LES LEURRES NATURELS
Article de Michel Bourassa
Chaque
observateur d’oiseaux qui se respecte a connu au moins une mésaventure
qui concerne une mauvaise identification causée, soit par la
rapidité de l’évaluation d’un spécimen, soit par
la distance, soit par la visibilité altérée par la
lumière du jour, soit par le soleil qui change les couleurs d’un
oiseau ou soit par la forme d’un quelconque objet éloigné,
souvent mal placé ou un peu camouflé. Le cas de l’objet
éloigné prend toutes les formes, tous les matériaux et
tous les endroits possibles, comme un piquet devenant un Harfang des neiges au
sol, une tige de fer se transformant en Bernache du Canada, un sac blanc de
plastique ressemblant à une Oie des neiges et une pomme gelée
dans l’arbre imitant la poitrine du Merle d’Amérique.
Dans un
tel moment, la frustration se met de la partie et souvent, même une
lunette d’approche ne parvient pas à solutionner
l’énigme et à permettre de placer un nom sur
l’espèce d’oiseau en avant de nous, ce, avec raison,
puisqu’il n’y en a pas!
Une des plus fréquentes situations à se présenter est un
possible individu aviaire sur un tronc d’arbre échoué ou
perché dans un arbre, à l’extrémité
d’une branche cassée; un échassier apparaît
normalement sur le tronc allongé, étant, en
réalité, seulement une branche brisée ayant cette forme
aviaire, et dans un arbre, au fond d’un champ, c’est plutôt
la vue d’un rapace qui se trouve au bout de la masse ligneuse,
correspondant plutôt à la cassure travaillée par les
intempéries et ressemblant au corps d’un tel oiseau :
l’éloignement est la cause principale d’une telle
méprise pour chaque cas.
Qui n’a
pas été trompé à ses premières armes dans
l’ornithologie en voyant un hibou sur le toit d’une grange,
d’une maison ou d’un silo? Très peu, et avec raison, car le
fait d’avoir un tel spécimen dans les jumelles excite tout
observateur, surtout un débutant; rapidement, en approchant de
l’espèce enviée, il est facile de reconnaître un
« effaroucheur » en plastique, lequel perd son
efficacité en très peu de temps, souvent utilisé pour
éloigner les pigeons, ces
derniers s’habituant à cette forme inerte.
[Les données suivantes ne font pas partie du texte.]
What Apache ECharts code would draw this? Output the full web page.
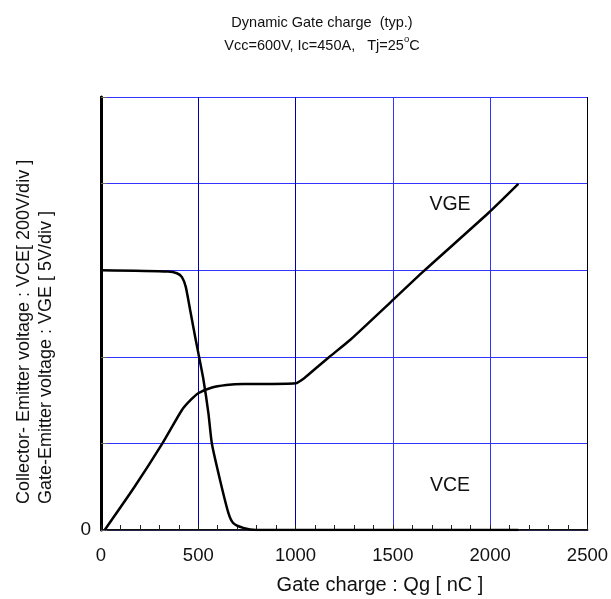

L’automne devient
une période propice aux formes bizarres émanant de la
végétation qui se dégrade graduellement avec les nuits de
plus en plus froides, surtout dans les marais; souvent, une tête
d’oiseau semble trôner à la cime d’une tige de jonc ou
l’équivalent, tracassant le plus érudit des ornithologues,
l’obligeant parfois à se déplacer inutilement sur une
longue distance, ce, afin d’en avoir le cœur net.
Un objet qui
flotte sur l’eau peut porter à confusion, lequel prend souvent
l’apparence d’un canard, d’un plongeon ou de tout autre
oiseau aquatique, mais il est nécessaire de toujours vérifier
celui-ci, car une rareté de la gent ailée peut se laisser
dériver à tout moment de l’année. Les appelants
d’oiseaux migrateurs, comme des canards et des oies en plastique ou en
bois, lors de la chasse d’automne, trompent les recenseurs
d’oiseaux dans les premiers jours, lesquels oublient souvent le
début de cette activité récréative tout en leur
rappelant que la prudence est de mise sur ces lieux de chasse. Le bourdon peut
lui aussi confondre un ornithologue amateur, surtout si ledit bourdon passe
à la vitesse de l’éclair, car il emprunte l’apparence
du Colibri à gorge rubis dans son passage; à la fin de la
journée, il faut se méfier de la chauve-souris qui peut se
comporter comme le Martinet ramoneur.
L’observateur orgueilleux n’aime pas se trouver dans une des
situations ci-haut et ne se vante surtout pas d’en avoir vécu une,
mais il arrive qu’il se fait trahir par un ami!… À
l’heure d’un leurre, il est tout naturel d’en rire et de le
partager avec les autres, le tout dans la bonne humeur.